If the outcomes and data are centered, then the student and the content are not centered and any attempted ‘centering’ is awkward, difficult, time-consuming, and likely superficial (e.g., allowing students to ‘choose’ between two nearly identical activities that learn the same content the same way on the same day to ultimately be assessed two weeks down the road by the same assessment).
And who is orchestrating all the ‘centering’?
Who designs the learning experiences—and must do so in light of old and new and emerging and presently-obscured ‘data’?
Who extracts and documents the growth—and who records and assesses the validity of the data?
Who is left to reconcile the curriculum, the scope-and-sequences, and the pace of student achievement over time?
Who designs which curriculum is most important and which can play a lesser role?
Who feels terrible when they ‘teach’ and students don’t learn?
Who is blamed when they can’t accurately measure actual understanding (versus simply review test results) of critical content, then consistently revise planned instruction for every student based on always-emerging data?
The teacher.
This is both incredibly unfair and not close to our best thinking. Pressure on teachers creates pressure on students and generally speaking, pressure should not be our preferred method of cultivating genius and affection in children.
The net result of this well-intended but maybe wrong-headed approach to growing the minds of little human beings is near impossibility. It is extremely difficult for any single human being to do this consistently, but because of what’s at stake, teachers try anyway.
They burn themselves out. They struggle with their own physical and mental health. They spend too much money out of their own pocket—but they keep doing it all because what they’re doing is so important.

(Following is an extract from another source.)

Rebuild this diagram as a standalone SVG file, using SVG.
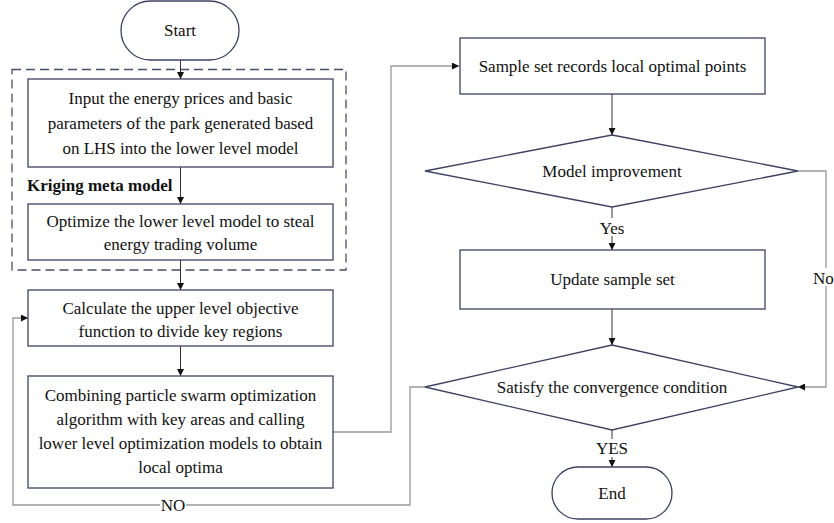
<svg xmlns="http://www.w3.org/2000/svg" width="834" height="523" viewBox="0 0 834 523" font-family="'Liberation Serif', 'DejaVu Serif', serif">
  <defs>
    <marker id="arrow" viewBox="0 0 10 10" refX="10" refY="5" markerWidth="7" markerHeight="7" orient="auto" markerUnits="userSpaceOnUse">
      <path d="M0,0 L10,5 L0,10 z" fill="#111"/>
    </marker>
    <style>
      .node { fill: #fff; stroke: #3d4263; stroke-width: 1.3; }
      .frame { fill: none; stroke: #4a4d6a; stroke-width: 1.3; stroke-dasharray: 9 5; }
      text { font-family: 'Liberation Serif', 'DejaVu Serif', serif; font-size: 17px; fill: #111; }
      .t { text-anchor: middle; }
      .tb { font-weight: bold; }
      .flow { fill: none; stroke: #333; stroke-width: 1; }
      .loop { fill: none; stroke: #999; stroke-width: 1.3; }
      .lbl { text-anchor: middle; }
    </style>
  </defs>

  <rect width="834" height="523" fill="#fff"/>

  <!-- Kriging meta model frame -->
  <rect class="frame" x="12" y="69.5" width="334" height="200.5"/>

  <!-- connectors -->
  <g id="connectors">
    <line class="flow" x1="180.5" y1="60" x2="180.5" y2="79" marker-end="url(#arrow)"/>
    <line class="flow" x1="180.5" y1="167" x2="180.5" y2="204" marker-end="url(#arrow)"/>
    <line class="flow" x1="180.5" y1="260" x2="180.5" y2="290" marker-end="url(#arrow)"/>
    <line class="flow" x1="180.5" y1="346" x2="180.5" y2="376" marker-end="url(#arrow)"/>
    <polyline class="loop" points="333,432 391,432 391,66 459,66" marker-end="url(#arrow)"/>
    <line class="flow" x1="612" y1="94" x2="612" y2="135" marker-end="url(#arrow)"/>
    <line class="flow" x1="612" y1="207" x2="612" y2="250" marker-end="url(#arrow)"/>
    <line class="flow" x1="612" y1="309" x2="612" y2="345" marker-end="url(#arrow)"/>
    <line class="flow" x1="612" y1="430" x2="612" y2="467" marker-end="url(#arrow)"/>
    <polyline class="loop" points="798,171 826,171 826,387 798,387" marker-end="url(#arrow)"/>
    <polyline class="loop" points="425,387 410,387 410,505 13,505 13,318 28,318" marker-end="url(#arrow)"/>
  </g>

  <!-- connector labels -->
  <g id="labels">
    <rect x="600" y="218" width="24" height="18" fill="#fff"/>
    <text class="lbl" x="612" y="234">Yes</text>
    <rect x="598" y="439" width="28" height="18" fill="#fff"/>
    <text class="lbl" x="612" y="454">YES</text>
    <rect x="160" y="496" width="26" height="18" fill="#fff"/>
    <text class="lbl" x="173" y="511">NO</text>
    <rect x="813" y="268" width="21" height="18" fill="#fff"/>
    <text x="813" y="284" font-size="16">No</text>
  </g>

  <g id="start">
    <rect class="node" x="121" y="1" width="118" height="59" rx="29.5"/>
    <text class="t" x="180" y="36">Start</text>
  </g>

  <g id="input-params">
    <rect class="node" x="28" y="79" width="305" height="88"/>
    <text class="t" x="180.5" y="104">Input the energy prices and basic</text>
    <text class="t" x="180.5" y="129">parameters of the park generated based</text>
    <text class="t" x="180.5" y="154">on LHS into the lower level model</text>
  </g>

  <g id="kriging-label">
    <text class="tb" x="27" y="191">Kriging meta model</text>
  </g>

  <g id="optimize-lower">
    <rect class="node" x="28" y="204" width="305" height="56"/>
    <text class="t" x="180.5" y="227">Optimize the lower level model to steal</text>
    <text class="t" x="180.5" y="250">energy trading volume</text>
  </g>

  <g id="upper-objective">
    <rect class="node" x="28" y="290" width="305" height="56"/>
    <text class="t" x="180.5" y="314">Calculate the upper level objective</text>
    <text class="t" x="180.5" y="337">function to divide key regions</text>
  </g>

  <g id="pso">
    <rect class="node" x="28" y="376" width="305" height="112"/>
    <text class="t" x="180.5" y="401">Combining particle swarm optimization</text>
    <text class="t" x="180.5" y="425">algorithm with key areas and calling</text>
    <text class="t" x="180.5" y="449">lower level optimization models to obtain</text>
    <text class="t" x="180.5" y="473">local optima</text>
  </g>

  <g id="sample-records">
    <rect class="node" x="460" y="38" width="305" height="56"/>
    <text class="t" x="612.5" y="72">Sample set records local optimal points</text>
  </g>

  <g id="model-improvement">
    <polygon class="node" points="612,135 798,171 612,207 425,171"/>
    <text class="t" x="612" y="177">Model improvement</text>
  </g>

  <g id="update-sample">
    <rect class="node" x="460" y="250" width="305" height="59"/>
    <text class="t" x="612.5" y="285">Update sample set</text>
  </g>

  <g id="convergence">
    <polygon class="node" points="612,345 798,387 612,430 425,387"/>
    <text class="t" x="612" y="393">Satisfy the convergence condition</text>
  </g>

  <g id="end">
    <rect class="node" x="552" y="467" width="120" height="52" rx="26"/>
    <text class="t" x="612" y="499">End</text>
  </g>
</svg>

And when it all works—when students smile and learn and grow and thank them—it’s a special kind of magic that makes everything else seem worth it but whether or not teachers are willing to endure this absurdity for fleeting vignettes of success is missing the point.
Learning is about living and living is about people and places—and very little of this plays any role at all in education. This requires the teacher to become a grand mediator between and across everything else. All the data, all of the learning models, all of the curriculum maps and literacy probes and IEPs and grouping activities and learning objectives and Socratic discussions and inquiry and project-based learning units.
The real currency in any classroom is the decision-making of a single human being doing their best to help every student not just ‘do their best,‘ but meet every standard measured in every possible way—and to fail over and over and over again and settle for the faint hope that they’re actually ‘making a difference,’ all while being pulled in a million different directions every single day and hiding it all from the students—the whole reason they’re there to begin with.
To ‘teach’ basically means to do the best you can to meet the demands of school and district policies by making thousands of decisions a day in real-time that could, in theory, either make or break the future of students.
That’s the magic of teaching–and it’s also unfair to everyone: teachers, students, and communities. But the enormity and importance and human and academic elements of it all combined with the sanctity of the task keeps teachers coming back for more even when they know it’s impossible.
And that’s the problem with teaching.